Cautious brightness, vestibules to sun-dappled times, a glazed moiré as implied by the softened sine overtones that are equipollent parts of the light blue organ fluxion: Holdings Of Electronic Lifts is a beautiful Ambient vignette of three and a half minutes, eminently bright yet archetypically Celer-like. It contains a distant New Age tonality, but the synths – or processed stringed instruments – are emaciated, purposely desiccate in order to showcase the hibernal tendency depicted in both the front artwork as well as the overall aesthetic topic of the Glacial Movements label. Meanwhile, one of the most interesting synergies is presented in A Small Rush Into Exile in which Will Long presents both a self-imposed forsakenness and the resulting elation that comes with it. Therefore, it so happens that a haunting mélange of eldritch-elasticized icicle complexions (complete with dissonant sinews) clashes with poignantly fragile segues of euphony and contentment. In the end though, this titular small rush is carved out well, unleashing a stern moment of isolation in a dark cavity.

 

Said dark cavity is ostracized in the following composition which turns into a crystal antrum. The title Dry And Disconsolate may hint at a diametrically opposite mood range, but the resulting piece of over ten minutes not only is a glacial and moist one, but also resting peacefully in itself. This tranquil peace, notwithstanding the soothing opening phase, is not a given. Helical polar beams pierce through a wraithlike – and comparably wadded – synth fluxion whose whitewashed, silky gentleness even reduces the recurrent tension and pressure that is spawned by the simultaneity of the undulating layers. Said tension is further augmented by an oscillating low frequency undercurrent which adds an aerose gravitas to the argentine loftiness. Dry And Disconsolate turns out to be one of the fully fleshed out tracks. It is even enthralling, but the stringency of the seemingly incompatible and fighting forces or timbres makes it a paradoxical hybrid of portent awash with light. On Variorum Of Hierophany, Celer fathoms another dichotomy in one of his iciest tracks: a warbled and strongly intrinsic aeriform ice floe towers above an ethereal river of Detroit-compatible luminosity. Fir-green, strangely thermal and therefore unexpectedly warm, its amicability is severely perturbed by the flying sine siren.
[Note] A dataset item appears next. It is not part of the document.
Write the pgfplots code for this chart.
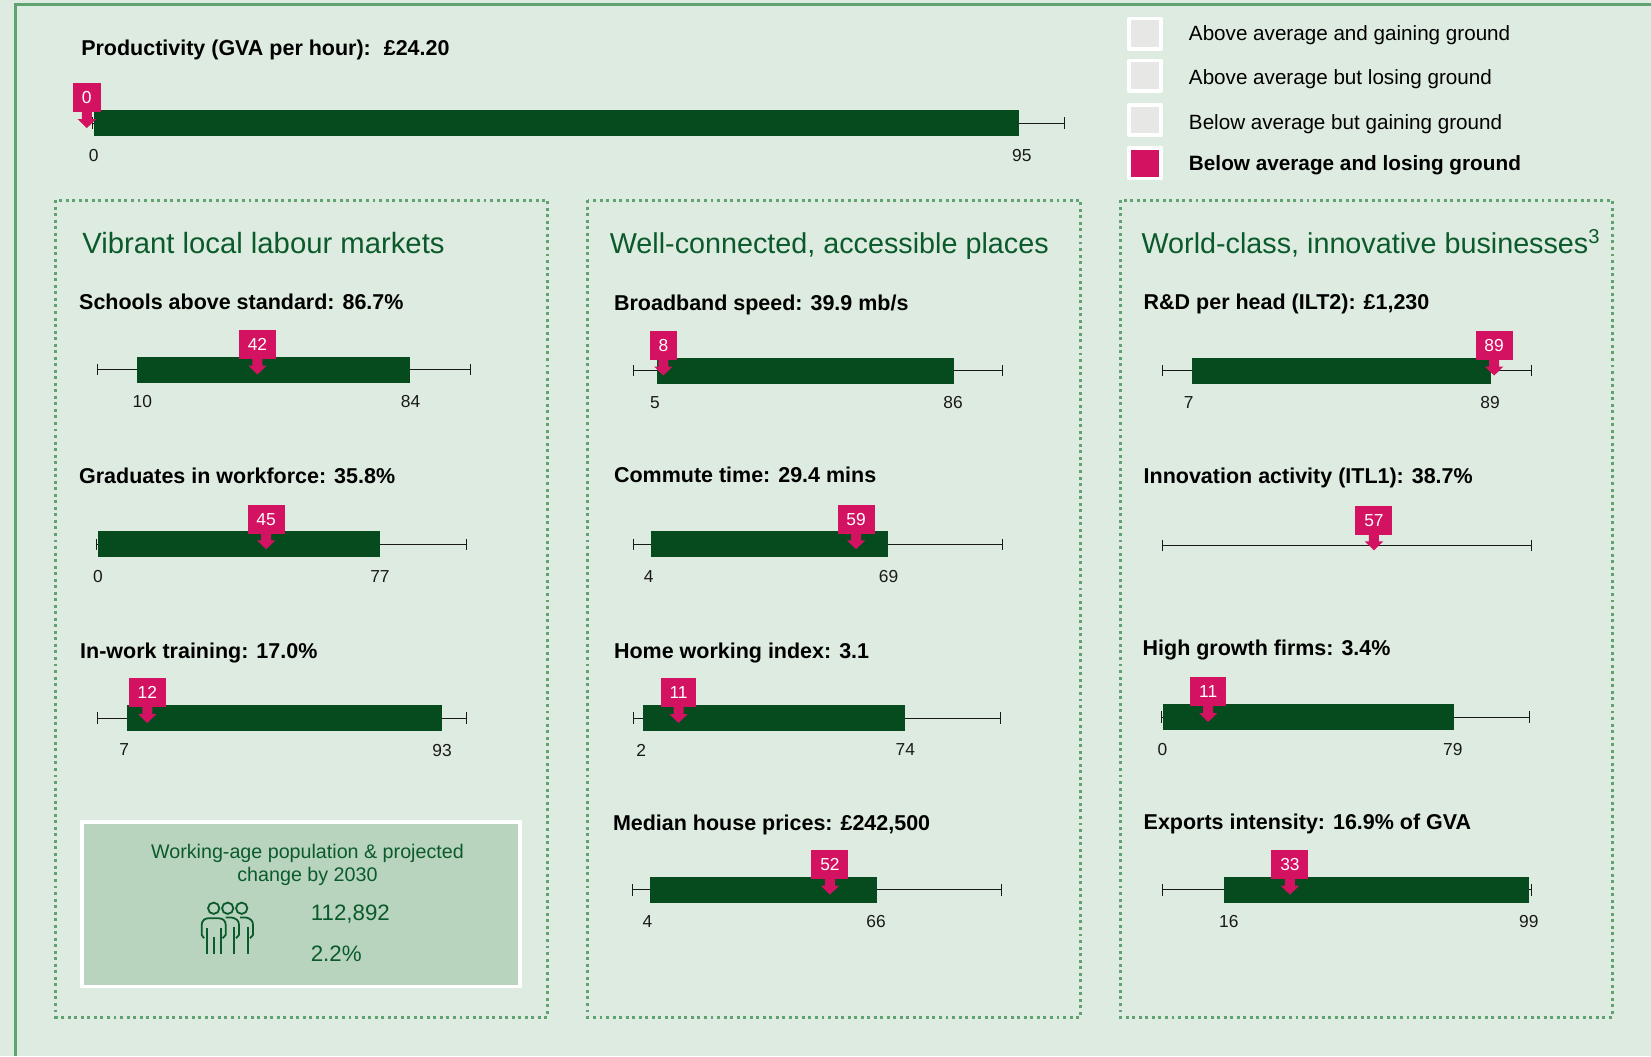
\documentclass[border=0pt]{standalone}
\usepackage{pgfplots}
\pgfplotsset{compat=1.18}
\usepackage{fontspec}
\setmainfont{Liberation Sans}
\definecolor{bgc}{HTML}{DEEBE0}
\definecolor{framec}{HTML}{5FA372}
\definecolor{barc}{HTML}{054B1E}
\definecolor{greenc}{HTML}{0B5A2C}
\definecolor{pinkc}{HTML}{D31261}
\definecolor{popc}{HTML}{B8D4BE}
\definecolor{legc}{HTML}{E7E7E5}

\pgfdeclareplotmark{pin}{%
  \pgfpathmoveto{\pgfpoint{-4.75pt}{10.5pt}}
  \pgfpathlineto{\pgfpoint{4.75pt}{10.5pt}}
  \pgfpathlineto{\pgfpoint{4.75pt}{3.8pt}}
  \pgfpathlineto{\pgfpoint{8.7pt}{3.8pt}}
  \pgfpathlineto{\pgfpoint{0pt}{-4.7pt}}
  \pgfpathlineto{\pgfpoint{-8.7pt}{3.8pt}}
  \pgfpathlineto{\pgfpoint{-4.75pt}{3.8pt}}
  \pgfpathclose
  \pgfusepathqfill}

\pgfplotsset{
  strip/.style={
    scale only axis, width=#1, height=24.7pt,
    anchor=west, xmin=0, xmax=100, ymin=-1, ymax=1, clip=false,
    axis x line=bottom, axis y line=none,
    x axis line style={draw=none,-},
    major tick length=0pt, tick style={draw=none},
    xticklabel style={font=\fontsize{16.5}{18}\selectfont, anchor=north, yshift=-12pt, inner sep=0pt, text=black!90},
  },
  pinplot/.style={
    color=pinkc, only marks, mark=pin,
    point meta=explicit symbolic,
    nodes near coords,
    nodes near coords align={anchor=south},
    every node near coord/.append style={
      anchor=south, yshift=10pt, fill=pinkc, text=white,
      inner xsep=8.4pt, inner ysep=0pt, minimum height=27.5pt,
      font=\fontsize{16.5}{18}\selectfont},
  },
}

% x0 x1 y bar-low tick-low label-low bar-high tick-high label-high, then marker x and label
\def\strip#1#2#3#4/#5/#6;#7/#8/#9;{\stripb{#1}{#2}{#3}{#4}{#5}{#6}{#7}{#8}{#9}}
\newcommand{\stripb}[9]{%
  \def\argi{#1}\def\argii{#2}\def\argiii{#3}\def\argiv{#4}\def\argv{#5}%
  \def\argvi{#6}\def\argvii{#7}\def\argviii{#8}\def\argix{#9}\stripc}
\newcommand{\stripc}[2]{%
  \edef\next{\noexpand\begin{axis}[strip={\the\dimexpr \argii pt-\argi pt\relax}, at={(\argi pt,{(1003-\argiii)*1pt})},
      xtick={\argv,\argviii}, xticklabels={\argvi,\argix}]}\next
    \addplot[black!90, line width=0.9pt, mark=|, mark size=5.5pt] coordinates {(0,0) (100,0)};
    \edef\next{\noexpand\addplot[fill=barc, draw=none] coordinates {(\argiv,-1) (\argvii,-1) (\argvii,1) (\argiv,1)} --cycle;}\next
    \addplot[pinplot] coordinates {(#1,0) [#2]};
  \end{axis}}
% no bar, no bar labels
\newcommand{\stripnobar}[5]{%
  \begin{axis}[strip={\the\dimexpr #2pt-#1pt\relax}, at={(#1pt,{(1003-#3)*1pt})},
      xtick=\empty]
    \addplot[black!90, line width=0.9pt, mark=|, mark size=5.5pt] coordinates {(0,0) (100,0)};
    \addplot[pinplot] coordinates {(#4,0) [#5]};
  \end{axis}}

\newcommand{\lab}[3]{\node[anchor=mid west, inner sep=0pt, text=black] at (#1,1003-#2-5) {\fontsize{20.4}{24}\selectfont\bfseries #3};}
\newcommand{\head}[4][27.3]{\node[anchor=mid west, inner sep=0pt, text=greenc] at (#2,1003-#3-7) {\fontsize{#1}{32}\selectfont #4};}
\newcommand{\leg}[2]{%
  \draw[white, line width=3.5pt, fill=#2, line join=round] (1072.5,1003-#1+14.5) rectangle (1102.5,1003-#1-14.5);}

\begin{document}
\begin{tikzpicture}[x=1pt,y=1pt]
  \path[use as bounding box, fill=bgc] (0,0) rectangle (1568,1003);
  % outer frame, open at right and bottom
  \draw[framec, line width=2.8pt] (14.5,0) -- (14.5,999) -- (1568,999);
  % three dotted panels
  \foreach \a/\b in {53/520, 558/1026, 1064/1531}
    \draw[framec, line width=2.8pt, dash pattern=on 2.8pt off 3.4pt] (\a,1003-190) rectangle (\b,1003-966);

  % legend
  \leg{32}{legc}
  \leg{72}{legc}
  \leg{114}{legc}
  \leg{155}{pinkc}
  \foreach \yy/\tt in {36/Above average and gaining ground, 78/Above average but losing ground, 120/Below average but gaining ground}
    \node[anchor=mid west, inner sep=0pt, text=black] at (1129,1003-\yy) {\fontsize{19.6}{24}\selectfont \tt};
  \node[anchor=mid west, inner sep=0pt, text=black] at (1129,1003-159.5) {\fontsize{19.7}{24}\selectfont\bfseries Below average and losing ground};

  % text
  \lab{77}{45}{Productivity (GVA per hour):\ \ \hspace{1pt}£24.20}
  \head[27.8]{78}{231}{Vibrant local labour markets}
  \head{579}{231}{Well-connected, accessible places}
  \head{1084}{231}{World-class, innovative businesses\textsuperscript{3}}
  \lab{75}{286}{Schools above standard: 86.7\%}
  \lab{75}{452}{Graduates in workforce: 35.8\%}
  \lab{76}{618}{In-work training: 17.0\%}
  \lab{583}{287}{Broadband speed: 39.9 mb/s}
  \lab{583}{451}{Commute time: 29.4 mins}
  \lab{583}{618}{Home working index: 3.1}
  \lab{582}{781}{Median house prices: £242,500}
  \lab{1086}{286}{R\&D per head (ILT2): £1,230}
  \lab{1086}{452}{Innovation activity (ITL1): 38.7\%}
  \lab{1085}{615}{High growth firms: 3.4\%}
  \lab{1086}{780}{Exports intensity: 16.9\% of GVA}

  % population box
  \draw[white, line width=3.6pt, fill=popc] (78,1003-781) rectangle (494,1003-937);
  \node[align=center, inner sep=0pt, text=greenc, font=\fontsize{18.7}{22}\selectfont] at (292,1003-821.5)
    {Working-age population \& projected\\ change by 2030};
  \node[anchor=mid west, inner sep=0pt, text=greenc] at (295,1003-872) {\fontsize{21.2}{26}\selectfont 112,892};
  \node[anchor=mid west, inner sep=0pt, text=greenc] at (295,1003-910.5) {\fontsize{21.2}{26}\selectfont 2.2\%};
  % people icon
  \begin{scope}[shift={(47.5,252.8)}, x=0.3166pt, y=-0.3166pt, greenc, line width=1.7pt, line cap=butt]
    \foreach \hx in {491,533,575} \draw (\hx,355) circle (17);
    \draw (462,445) -- (455,435) -- (455,405) .. controls (455,392) and (465,385) .. (475,385) -- (505,385) .. controls (518,385) and (527,392) .. (527,405) -- (527,435) -- (518,445);
    \draw (527,383) -- (545,383) .. controls (558,385) and (567,392) .. (567,405) -- (567,435) -- (558,445);
    \draw (570,383) -- (588,383) .. controls (600,385) and (609,392) .. (609,405) -- (609,435) -- (600,445);
    \draw (470,415) -- (470,493) (491,440) -- (491,493) (513,415) -- (513,493) (551,410) -- (551,493) (593,410) -- (593,493);
  \end{scope}

  % strips: whisker ends, y, bar/tick/label low and high, marker position, marker label
  \strip{88}{1011}{117}0.1/0.1/0;95.3/95.6/95;{-0.6}{0}
  \strip{93}{447}{351}10.5/11.9/10;83.6/83.9/84;{42.8}{42}
  \strip{92}{443}{517}0.3/0.3/0;76.6/76.6/77;{45.8}{45}
  \strip{93}{443}{682}8/7.1/7;93.4/93.4/93;{13.4}{12}
  \strip{602}{952}{352}6.3/5.7/5;86.9/86.6/86;{8}{8}
  \strip{602}{952}{517}4.6/4/4;68.9/69.1/69;{60.3}{59}
  \strip{602}{950}{682}2.6/2/2;74.1/74.1/74;{12.2}{11}
  \strip{601}{951}{845}4.6/4/4;66.3/66/66;{53.5}{52}
  \strip{1104}{1454}{352}8/7.1/7;89.1/88.9/89;{90}{89}
  \stripnobar{1104}{1454}{518}{57.4}{57}
  \strip{1103}{1453}{681}0.3/0.3/0;79.4/79.1/79;{12.7}{11}
  \strip{1104}{1454}{845}16.6/18/16;99.4/99.4/99;{34.6}{33}
\end{tikzpicture}
\end{document}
Both layers are disconnected, yet cross-pollute their respective presence.

 

A Landscape Once Uniformly White follows, a strikingly peaceful track with no antagonistic antipodes or antimatter sewn into its plateau. This is the Drone track of the album, and although Will Long is not particularly fond of this overused genre depiction, this vitreous artifact is certainly droning, but benignantly so. In lieu of incisive sine strings, mellow rivulets and billows are floating through a particularly dark and quiescent backdrop of blackness. A Landscape Once Uniformly White breathes and exhales tranquility and slivers of enigmatic wonders. It lives up to the wintry theme and rewards listeners who turn up the volume; since there is no bass aorta traversing by, the pristine purity of the synth formations can freely expand and emit the microtonal granularity and different shades of the surfaces. What is amiss here is then moulded into Distance And Mortality, a downright pompous arrangement of rubicund strata. Heavily wafting bass protrusions cause a mephitic air, polyhedron beams mercilessly illuminate the scenery with their oppulent incandescence. I am tempted to guess that this piece comes from a completely different recording session. Previously, cacophony and dissonances were easy to digest, as the partaking elements were whimsical, lightweight and frosty, but the sheer strength and power of the organs triples the tension. An almost histrionic addition, with its dimension emphasized via the exclamation mark at the end of this very sentence! The long-form finale With Some Effort, The Sunset pays homage to the album title both grammatically and semantically and ends the album with a wonderfully somnolent, carefully balanced blending of iridescently plinking fractals, silver streams of wondrousness and purity as well as hidden but detectable traces of harmony and glee. While not being joyous per se, this last illuminant enshrines a certain joy in-between the cold coating of ice shards, frost and crushed snow.

 

It could be the case that Without Retrospect, The Morning was never meant to be released in this particular form and with Alessandro Tedeschi’s Glacial Movements label in mind. There are certain hints sewn outside the music-related boundaries. Firstly, and as mentioned in the first paragraph, the recording timeframe spans about two years, from 2009–2011, with all their springs and summers and whatnots. Secondly, the tracks were created in four different locations – California, Mississippi, Alberta, and Tokyo –, with the last of them, as fans of Celer know, being the "interim-final" destination of Will Long’s restless voyages. These biographical and production-related facts neither spoil the album, nor are they detectable in the ambiance itself. Except for the comparably gargantuan Distance And Mortality, every vignette and 10+ minutes piece sports and emanates the same frosty color range and comprises of identical, therefore consistent textures and patterns. Will Long’s knowledge as a curator is as refined as his composing skills, and indeed, both of them are needed on this album… and grant its very existence. Despite the various periods, seasons and cities, the common denominator is the transformation of winter in all its glory into shimmering Ambient music. Cold and situated in sub-zero climes, yet never exclusively crestfallen or dark, Without Retrospect, The Morning is a glitzy work full of prolonged coruscations and a solemnity which exchanges glistening particles or other pointillistic devices for wave-like, serpentine spheres.